(Data records)
_ _ _ _ _ _ _
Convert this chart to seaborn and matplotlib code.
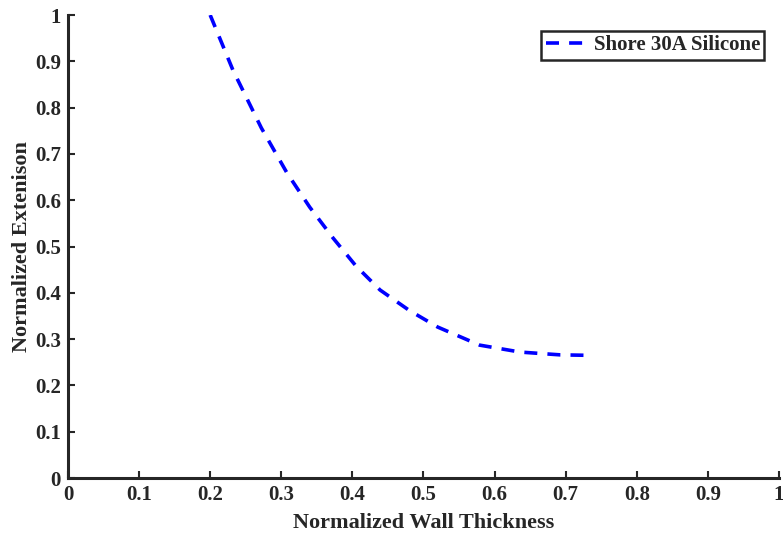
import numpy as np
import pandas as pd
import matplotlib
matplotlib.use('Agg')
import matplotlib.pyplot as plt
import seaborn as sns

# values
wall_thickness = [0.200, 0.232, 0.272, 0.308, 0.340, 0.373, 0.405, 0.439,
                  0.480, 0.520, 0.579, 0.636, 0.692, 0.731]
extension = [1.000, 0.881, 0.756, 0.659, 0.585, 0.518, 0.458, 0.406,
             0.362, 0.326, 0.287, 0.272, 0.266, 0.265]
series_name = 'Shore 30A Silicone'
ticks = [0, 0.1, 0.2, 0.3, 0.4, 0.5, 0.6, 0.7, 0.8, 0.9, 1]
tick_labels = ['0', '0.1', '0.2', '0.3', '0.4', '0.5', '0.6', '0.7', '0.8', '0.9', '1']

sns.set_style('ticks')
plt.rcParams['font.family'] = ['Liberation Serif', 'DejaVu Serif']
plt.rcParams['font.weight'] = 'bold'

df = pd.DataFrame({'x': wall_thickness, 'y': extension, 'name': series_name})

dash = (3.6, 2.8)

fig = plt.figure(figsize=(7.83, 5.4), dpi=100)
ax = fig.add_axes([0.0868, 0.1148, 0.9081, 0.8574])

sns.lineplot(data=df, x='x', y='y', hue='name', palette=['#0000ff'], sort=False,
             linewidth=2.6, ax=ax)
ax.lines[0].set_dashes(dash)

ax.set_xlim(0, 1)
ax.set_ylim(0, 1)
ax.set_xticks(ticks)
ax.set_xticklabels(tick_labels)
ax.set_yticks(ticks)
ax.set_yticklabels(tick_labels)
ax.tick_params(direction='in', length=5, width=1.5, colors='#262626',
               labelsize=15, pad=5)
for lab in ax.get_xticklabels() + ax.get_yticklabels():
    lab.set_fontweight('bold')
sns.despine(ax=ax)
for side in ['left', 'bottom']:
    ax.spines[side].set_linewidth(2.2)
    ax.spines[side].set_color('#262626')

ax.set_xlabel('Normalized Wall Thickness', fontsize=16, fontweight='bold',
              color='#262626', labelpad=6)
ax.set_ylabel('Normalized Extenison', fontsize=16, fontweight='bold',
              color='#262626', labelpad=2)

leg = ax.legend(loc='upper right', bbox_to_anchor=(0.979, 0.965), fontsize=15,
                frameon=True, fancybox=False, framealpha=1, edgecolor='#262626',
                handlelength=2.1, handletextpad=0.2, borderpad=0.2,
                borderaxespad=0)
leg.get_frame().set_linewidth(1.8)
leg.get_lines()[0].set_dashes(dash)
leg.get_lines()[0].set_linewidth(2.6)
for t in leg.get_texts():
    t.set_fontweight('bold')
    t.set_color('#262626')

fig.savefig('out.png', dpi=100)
_ _ _ _ _ _ _
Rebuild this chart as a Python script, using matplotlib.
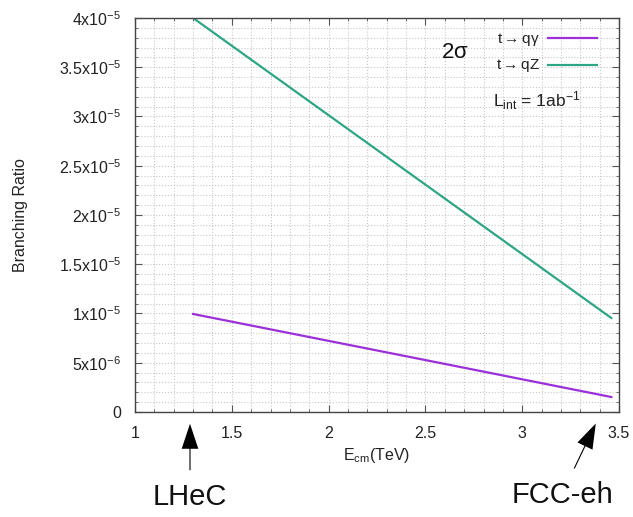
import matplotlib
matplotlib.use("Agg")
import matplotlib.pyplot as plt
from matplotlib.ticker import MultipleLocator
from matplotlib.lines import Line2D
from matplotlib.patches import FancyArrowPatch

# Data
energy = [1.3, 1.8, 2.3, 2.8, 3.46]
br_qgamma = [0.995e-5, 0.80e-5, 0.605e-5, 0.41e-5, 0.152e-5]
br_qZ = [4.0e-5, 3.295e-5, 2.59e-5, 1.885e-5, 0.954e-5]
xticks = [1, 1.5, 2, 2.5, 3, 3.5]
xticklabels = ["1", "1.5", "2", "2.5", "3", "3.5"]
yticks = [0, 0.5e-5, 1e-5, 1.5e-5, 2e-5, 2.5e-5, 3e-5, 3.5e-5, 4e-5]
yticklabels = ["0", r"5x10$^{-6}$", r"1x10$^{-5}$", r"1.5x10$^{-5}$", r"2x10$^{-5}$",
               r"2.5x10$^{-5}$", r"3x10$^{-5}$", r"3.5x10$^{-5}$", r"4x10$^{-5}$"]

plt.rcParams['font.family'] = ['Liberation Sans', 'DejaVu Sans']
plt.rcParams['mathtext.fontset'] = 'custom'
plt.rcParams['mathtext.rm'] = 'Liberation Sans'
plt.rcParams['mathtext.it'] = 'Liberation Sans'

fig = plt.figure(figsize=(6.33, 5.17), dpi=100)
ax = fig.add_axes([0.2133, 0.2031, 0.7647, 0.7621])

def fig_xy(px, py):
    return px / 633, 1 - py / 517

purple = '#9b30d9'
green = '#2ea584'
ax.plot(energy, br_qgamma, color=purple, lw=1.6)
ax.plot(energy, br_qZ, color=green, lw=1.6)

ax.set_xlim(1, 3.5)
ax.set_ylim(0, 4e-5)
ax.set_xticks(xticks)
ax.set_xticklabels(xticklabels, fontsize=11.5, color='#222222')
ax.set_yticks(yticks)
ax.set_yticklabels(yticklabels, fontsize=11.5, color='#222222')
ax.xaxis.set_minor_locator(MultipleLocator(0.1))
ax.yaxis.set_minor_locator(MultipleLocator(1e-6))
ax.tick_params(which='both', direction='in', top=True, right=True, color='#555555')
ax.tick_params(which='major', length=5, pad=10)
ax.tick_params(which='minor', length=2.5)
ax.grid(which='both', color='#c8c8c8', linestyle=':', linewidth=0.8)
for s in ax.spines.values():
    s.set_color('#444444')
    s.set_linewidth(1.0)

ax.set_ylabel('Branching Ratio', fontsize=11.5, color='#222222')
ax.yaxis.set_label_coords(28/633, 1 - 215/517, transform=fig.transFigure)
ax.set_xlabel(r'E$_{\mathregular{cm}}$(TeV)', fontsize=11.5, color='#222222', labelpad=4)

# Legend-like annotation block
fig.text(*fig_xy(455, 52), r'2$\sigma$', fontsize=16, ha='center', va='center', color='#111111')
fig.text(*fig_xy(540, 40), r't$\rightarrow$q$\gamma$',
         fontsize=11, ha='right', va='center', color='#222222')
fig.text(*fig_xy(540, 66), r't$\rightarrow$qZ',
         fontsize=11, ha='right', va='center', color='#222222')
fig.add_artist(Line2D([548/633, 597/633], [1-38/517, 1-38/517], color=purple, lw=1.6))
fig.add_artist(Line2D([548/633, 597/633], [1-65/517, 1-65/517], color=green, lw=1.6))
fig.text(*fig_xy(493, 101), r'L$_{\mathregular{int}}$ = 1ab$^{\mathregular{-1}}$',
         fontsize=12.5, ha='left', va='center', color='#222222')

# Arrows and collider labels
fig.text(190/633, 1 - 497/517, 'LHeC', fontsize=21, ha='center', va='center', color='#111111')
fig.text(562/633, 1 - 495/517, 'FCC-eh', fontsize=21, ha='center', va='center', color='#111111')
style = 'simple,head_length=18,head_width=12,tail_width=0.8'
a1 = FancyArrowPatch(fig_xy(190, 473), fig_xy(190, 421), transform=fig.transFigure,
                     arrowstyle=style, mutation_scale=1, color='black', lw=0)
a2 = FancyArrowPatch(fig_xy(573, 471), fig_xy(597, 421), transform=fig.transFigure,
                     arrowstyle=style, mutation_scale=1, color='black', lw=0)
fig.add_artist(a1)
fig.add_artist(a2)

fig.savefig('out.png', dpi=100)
_ _ _ _ _ _ _
Your goal: In the listing above, find the line with "Rebuild this chart" and the line with "ax.plot(energy, br_qZ, color=green, lw=1.6)". Copy both of them and every line between, exactly, but not the pictures.

Expected answer:
Rebuild this chart as a Python script, using matplotlib.
import matplotlib
matplotlib.use("Agg")
import matplotlib.pyplot as plt
from matplotlib.ticker import MultipleLocator
from matplotlib.lines import Line2D
from matplotlib.patches import FancyArrowPatch

# Data
energy = [1.3, 1.8, 2.3, 2.8, 3.46]
br_qgamma = [0.995e-5, 0.80e-5, 0.605e-5, 0.41e-5, 0.152e-5]
br_qZ = [4.0e-5, 3.295e-5, 2.59e-5, 1.885e-5, 0.954e-5]
xticks = [1, 1.5, 2, 2.5, 3, 3.5]
xticklabels = ["1", "1.5", "2", "2.5", "3", "3.5"]
yticks = [0, 0.5e-5, 1e-5, 1.5e-5, 2e-5, 2.5e-5, 3e-5, 3.5e-5, 4e-5]
yticklabels = ["0", r"5x10$^{-6}$", r"1x10$^{-5}$", r"1.5x10$^{-5}$", r"2x10$^{-5}$",
               r"2.5x10$^{-5}$", r"3x10$^{-5}$", r"3.5x10$^{-5}$", r"4x10$^{-5}$"]

plt.rcParams['font.family'] = ['Liberation Sans', 'DejaVu Sans']
plt.rcParams['mathtext.fontset'] = 'custom'
plt.rcParams['mathtext.rm'] = 'Liberation Sans'
plt.rcParams['mathtext.it'] = 'Liberation Sans'

fig = plt.figure(figsize=(6.33, 5.17), dpi=100)
ax = fig.add_axes([0.2133, 0.2031, 0.7647, 0.7621])

def fig_xy(px, py):
    return px / 633, 1 - py / 517

purple = '#9b30d9'
green = '#2ea584'
ax.plot(energy, br_qgamma, color=purple, lw=1.6)
ax.plot(energy, br_qZ, color=green, lw=1.6)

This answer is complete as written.